I thought I would get up early this morning and have plenty of time to go to the gym, get my nails done, relax and so many great things before I was supposed to meet some guy for coffee. Soon it was 11 a.m. and I was supposed to meet up with him at 2 on the opposite side of town. Opps! So instead of getting a pedicure I got a nail polish change.

It was actually a pretty annoying experience. I did actually have plenty of time to get a pedicure but when I walked in the owner said she could start in 10 minutes. Then, after 20 minutes passed she said I could start soaking my feet. Then I sat with my feet in the cold water for 20 minutes and I saw that the guy who would actually be giving me a pedicure was painting at a snail’s pace and he kept getting nail polish all over the girls’ toes.  I started getting frustrated because I knew I couldn’t wait for him to take an hour to do my toes and I didn’t want to be completely rude either and walk out. So I asked for a polish change and it still took him 20 minutes after starting. Plus I didn’t love any of the colors they had there so I chose a color I already had at home which is Elephantastic Pink by OPI. Sorry that was such a rant but come on! Just paint my nails! Grrr!!

I was in such a rush I had to leave in the little foam flip-flops!

Then I quickly got ready and was off to meet with this guy. Uhh, this guy. I dunno… I guess I should say something about who he is. He’s a professor and he is 53 and I don’t know what else.
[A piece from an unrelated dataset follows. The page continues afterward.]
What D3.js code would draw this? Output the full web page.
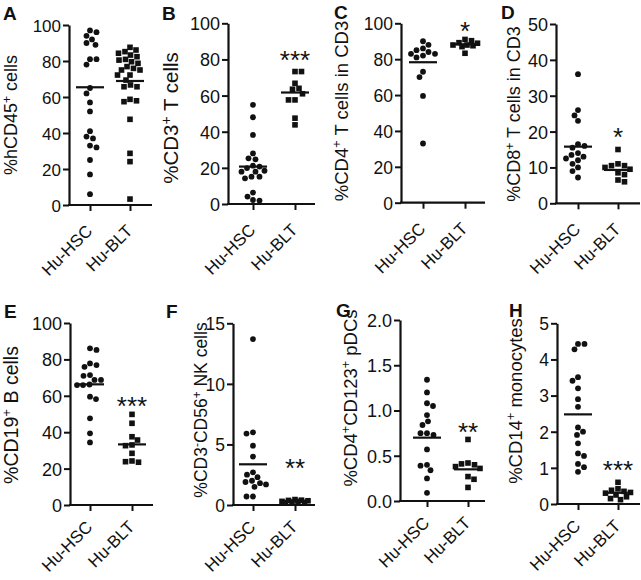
<!DOCTYPE html>
<html><head><meta charset="utf-8">
<script src="https://cdn.jsdelivr.net/npm/d3@7"></script>
<style>body{margin:0;background:#fff}svg{display:block}text{font-family:"Liberation Sans",Arial,Helvetica,sans-serif;fill:#111}</style>
</head><body><svg id="c" width="641" height="580"></svg>
<script>
const categories = ["Hu-HSC", "Hu-BLT"];
const panelLetters = ["A", "B", "C", "D", "E", "F", "G", "H"];
const yTitles = [
  [["%hCD45", ""], ["+", "sup"], [" cells", ""]],
  [["%CD3", ""], ["+", "sup"], [" T cells", ""]],
  [["%CD4", ""], ["+", "sup"], [" T cells in CD3", ""]],
  [["%CD8", ""], ["+", "sup"], [" T cells in CD3", ""]],
  [["%CD19", ""], ["+", "sup"], [" B cells", ""]],
  [["%CD3", ""], ["-", "sup"], ["CD56", ""], ["+", "sup"], [" NK cells", ""]],
  [["%CD4", ""], ["+", "sup"], ["CD123", ""], ["+", "sup"], [" pDCs", ""]],
  [["%CD14", ""], ["+", "sup"], [" monocytes", ""]]
];
const yMaxima = [100, 100, 100, 50, 100, 15, 2, 5];
const yTickValues = [
  [0, 20, 40, 60, 80, 100], [0, 20, 40, 60, 80, 100], [0, 20, 40, 60, 80, 100],
  [0, 10, 20, 30, 40, 50], [0, 20, 40, 60, 80, 100], [0, 5, 10, 15],
  [0, 0.5, 1, 1.5, 2], [0, 1, 2, 3, 4, 5]
];
const yTickFormats = ["d", "d", "d", "d", "d", "d", ".1f", "d"];

const hscA = [97, 96, 94, 92, 90, 89, 81, 81, 78, 65, 62, 57, 52, 41, 38, 37, 33, 32, 25, 17, 6];
const bltA = [87.6, 86.1, 85.2, 84.3, 83.3, 82.4, 80.9, 80.5, 79.6, 78.7, 76.9, 75.9, 75, 75, 72.2, 72.2, 69.4, 66.7, 65.7, 65.7, 58.7, 57.9, 57.4, 47.6, 28.7, 24.1, 3.3];
const hscB = [54.9, 48, 38.2, 28, 25.3, 24.7, 21.2, 20.7, 19.9, 18.4, 17.9, 17.9, 15.1, 15.1, 14.2, 6.3, 4.1, 2.2, 1.9];
const bltB = [73.3, 73.3, 66.8, 64, 63.5, 61, 57.6, 57.6, 47.5, 43.8];
const hscC = [90, 88, 86, 85, 84, 83, 83, 82, 81, 73, 70, 59.5, 33];
const bltC = [91, 90.3, 89.2, 88.9, 87.9, 87.9, 87.5, 87, 83.3];
const hscD = [36, 26, 24.5, 23, 16.5, 16, 15.5, 14, 13.5, 13, 12.5, 12, 11, 10, 9, 7.2];
const bltD = [15, 11, 10.5, 10.5, 10, 9.5, 8.5, 8, 6.5, 6];
const hscE = [86.1, 85.2, 77.8, 76.9, 75.9, 71.4, 71.0, 68.7, 68.7, 66.2, 65.9, 65.9, 59.5, 58.2, 47.6, 39.4, 34.4];
const bltE = [49.8, 44.9, 37.5, 35.7, 33.0, 32.6, 28.4, 24.2, 23.8, 23.5];
const hscF = [13.7, 6.0, 5.9, 4.9, 4.0, 2.7, 2.5, 2.3, 2.0, 1.9, 1.8, 1.7, 1.5, 0.7, 0.7];
const bltF = [0.45, 0.4, 0.38, 0.35, 0.3, 0.3, 0.25, 0.22, 0.2];
const hscG = [1.34, 1.2, 1.08, 1.05, 0.95, 0.88, 0.84, 0.75, 0.75, 0.73, 0.57, 0.4, 0.39, 0.34, 0.25, 0.09];
const bltG = [0.68, 0.42, 0.41, 0.40, 0.38, 0.36, 0.27, 0.24, 0.15];
const hscH = [4.43, 4.43, 4.28, 3.51, 3.41, 3.2, 2.9, 2.69, 2.12, 2.0, 1.91, 1.68, 1.4, 1.33, 1.11, 1.02, 0.89];
const bltH = [0.6, 0.42, 0.38, 0.35, 0.32, 0.3, 0.25, 0.2, 0.15, 0.12];

const hscMeans = [65.4, 20.7, 78.3, 15.8, 66.3, 3.36, 0.70, 2.48];
const bltMeans = [68.9, 61.7, 88.3, 9.3, 33.3, 0.3, 0.35, 0.31];
const sigLabels = ["", "***", "*", "*", "***", "**", "**", "***"];
const sigValues = [0, 83, 99, 20.2, 57.7, 3.55, 0.83, 1.1];

const hscValues = [hscA, hscB, hscC, hscD, hscE, hscF, hscG, hscH];
const bltValues = [bltA, bltB, bltC, bltD, bltE, bltF, bltG, bltH];

// panel geometry
const layout = [
  {ax: 69, top: 25, bot: 205, c1: 90, c2: 130, end: 152, lx: 3, ly: 20, tx: 17, ty: 115, tfs: 18, kfs: 17, lo: 27},
  {ax: 228, top: 23.3, bot: 204, c1: 253, c2: 295, end: 315, lx: 162, ly: 20, tx: 178, ty: 118, tfs: 20.5, kfs: 18, lo: 27},
  {ax: 401, top: 23.3, bot: 202.7, c1: 423, c2: 465, end: 485, lx: 334, ly: 19, tx: 348, ty: 111, tfs: 18.5, kfs: 17.5, lo: 27},
  {ax: 556, top: 24, bot: 203.3, c1: 578, c2: 618, end: 640, lx: 501, ly: 19, tx: 520, ty: 114, tfs: 18, kfs: 18, lo: 27},
  {ax: 70, top: 323, bot: 505, c1: 90, c2: 132, end: 153, lx: 4, ly: 318, tx: 18, ty: 415, tfs: 19.5, kfs: 18, lo: 23},
  {ax: 233, top: 323.3, bot: 505, c1: 253, c2: 295, end: 315, lx: 166, ly: 318, tx: 207, ty: 410, tfs: 17.5, kfs: 17.5, lo: 23},
  {ax: 400, top: 320, bot: 501, c1: 427, c2: 468, end: 485, lx: 336, ly: 317, tx: 357, ty: 398, tfs: 18.5, kfs: 18, lo: 23},
  {ax: 557, top: 323.3, bot: 504, c1: 578, c2: 618, end: 640, lx: 509, ly: 317, tx: 522, ty: 401, tfs: 18.5, kfs: 17.5, lo: 23}
];

const svg = d3.select("#c");

function swarm(vals, y, cx, diam, maxOff) {
  const pts = vals.map(v => ({v, py: y(v)})).sort((a, b) => a.py - b.py);
  const placed = [];
  pts.forEach((p, i) => {
    let best = null, fallback = 0, fallbackD = -1;
    for (let k = 0; 0.5 * k <= maxOff && best === null; k++) {
      const s = k * 0.5;
      const offs = k === 0 ? [0] : (i % 2 ? [s, -s] : [-s, s]);
      for (const o of offs) {
        const md = placed.length ? d3.min(placed, q => Math.hypot(q.dx - o, q.py - p.py)) : Infinity;
        if (md >= diam) { best = o; break; }
        if (md > fallbackD) { fallbackD = md; fallback = o; }
      }
    }
    p.dx = best === null ? fallback : best;
    placed.push(p);
  });
  return placed.map(p => ({v: p.v, py: p.py, px: cx + p.dx}));
}

layout.forEach((L, i) => {
  const g = svg.append("g");
  const y = d3.scaleLinear().domain([0, yMaxima[i]]).range([L.bot, L.top]);
  const x = d3.scalePoint().domain(categories).range([L.c1, L.c2]);

  // y axis
  const ya = g.append("g").attr("transform", `translate(${L.ax},0)`)
    .call(d3.axisLeft(y).tickValues(yTickValues[i]).tickFormat(d3.format(yTickFormats[i])).tickSize(6).tickPadding(2).tickSizeOuter(0));
  ya.select(".domain").attr("stroke-width", 2.2).attr("stroke", "#111");
  ya.selectAll(".tick line").attr("stroke-width", 2).attr("stroke", "#111");
  ya.selectAll(".tick text").attr("font-size", L.kfs).attr("font-family", null).attr("fill", "#111").attr("dy", "0.36em");

  // x axis
  const xa = g.append("g").attr("transform", `translate(0,${L.bot})`)
    .call(d3.axisBottom(x).tickSize(6).tickSizeOuter(0));
  xa.select(".domain").remove();
  g.append("line").attr("x1", L.ax - 1).attr("x2", L.end).attr("y1", L.bot).attr("y2", L.bot)
    .attr("stroke", "#111").attr("stroke-width", 2.2);
  xa.selectAll(".tick line").attr("stroke-width", 2).attr("stroke", "#111");
  const ex = 3, ey = L.lo, c = Math.SQRT1_2;
  xa.selectAll(".tick text").attr("font-size", 17).attr("font-family", null).attr("fill", "#111")
    .attr("text-anchor", "end").attr("dy", 0)
    .attr("x", (ex - ey) * c).attr("y", (ex + ey) * c)
    .attr("transform", "rotate(-45)");

  // y title
  const t = g.append("text").attr("font-size", L.tfs).attr("text-anchor", "middle")
    .attr("transform", `translate(${L.tx},${L.ty}) rotate(-90)`);
  let shift = 0;
  yTitles[i].forEach(([s, kind]) => {
    const sp = t.append("tspan").text(s);
    if (kind === "sup") {
      const up = L.tfs * 0.36;
      sp.attr("font-size", L.tfs * 0.68).attr("dy", -up - shift); shift = -up;
    } else {
      sp.attr("dy", -shift); shift = 0;
    }
  });

  // panel letter
  g.append("text").attr("x", L.lx).attr("y", L.ly).attr("font-size", 19).attr("font-weight", "bold").text(panelLetters[i]);

  // points
  const hs = swarm(hscValues[i], y, x("Hu-HSC"), 6.4, 13);
  g.selectAll("circle").data(hs).join("circle")
    .attr("cx", d => d.px).attr("cy", d => d.py).attr("r", 2.9).attr("fill", "#111");
  const bs = swarm(bltValues[i], y, x("Hu-BLT"), 6.4, 13);
  const sq = 5.6;
  g.selectAll("rect.pt").data(bs).join("rect").attr("class", "pt")
    .attr("x", d => d.px - sq / 2).attr("y", d => d.py - sq / 2).attr("width", sq).attr("height", sq).attr("fill", "#111");

  // mean lines
  [[hscMeans[i], "Hu-HSC"], [bltMeans[i], "Hu-BLT"]].forEach(([m, cat]) => {
    g.append("line").attr("x1", x(cat) - 14).attr("x2", x(cat) + 14).attr("y1", y(m)).attr("y2", y(m))
      .attr("stroke", "#111").attr("stroke-width", 2.2);
  });

  // significance
  if (sigLabels[i]) {
    g.append("text").attr("x", x("Hu-BLT")).attr("y", y(sigValues[i]) + 26 * 0.58)
      .attr("font-size", 26).attr("text-anchor", "middle").text(sigLabels[i]);
  }
});
</script></body></html>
Since I broke up with the ex I didn’t think I would ever be able to date again, of course. So, as I started to feel a little better I thought I would do a little experiment with meeting people to see how I felt. I just wanted to meet someone to not be lonely with I guess. Not sure if that’s fair. I did enjoy talking to him and it was nice to talk to someone who was interested in photography and traveling. We sat for a while a drank some really good iced tea and then look around at a few galleries. It was very casual yet comfortable and I don’t know if I will ever talk to him again, maybe I will.

After not knowing why I was going to meet this guy or what it meant what it would become of it I headed over to my guilty pleasure store. MAC. Buying makeup to me is like binge eating. So I bought a lip balm, lip liner and lip gloss. All of which I love! I certainly didn’t need them though. I never do!

I purchased:

Life’s a breeze lipliner (from their To the Beach collection)

Petting Pink lip conditioner

Partial to Pink lip glass

Here I am wearing the lip glass and lip liner but instead of the tinted lip conditioner I am wearing a color-free lip conditioner. They both work amazingly well!

I just wanted to share one last thing, As I was walking to meet professor guy I stopped to take a photo of an ad that was posted.

What do you think about this post? I agree with the poster if you know you have a disease that is not curable and is easily transmitted I think it should be illegal to engage in sexual activity without disclosing this information. If there is proof that you knew you had herpes and had sex with partners and didn’t tell them I think you should be punished by fine and be responsible for medical cost. So many people have herpes out there date in your own pool! Bleh!

Please comment and tell me what you think about this flyer!  Would you do something like this if someone gave you herpes?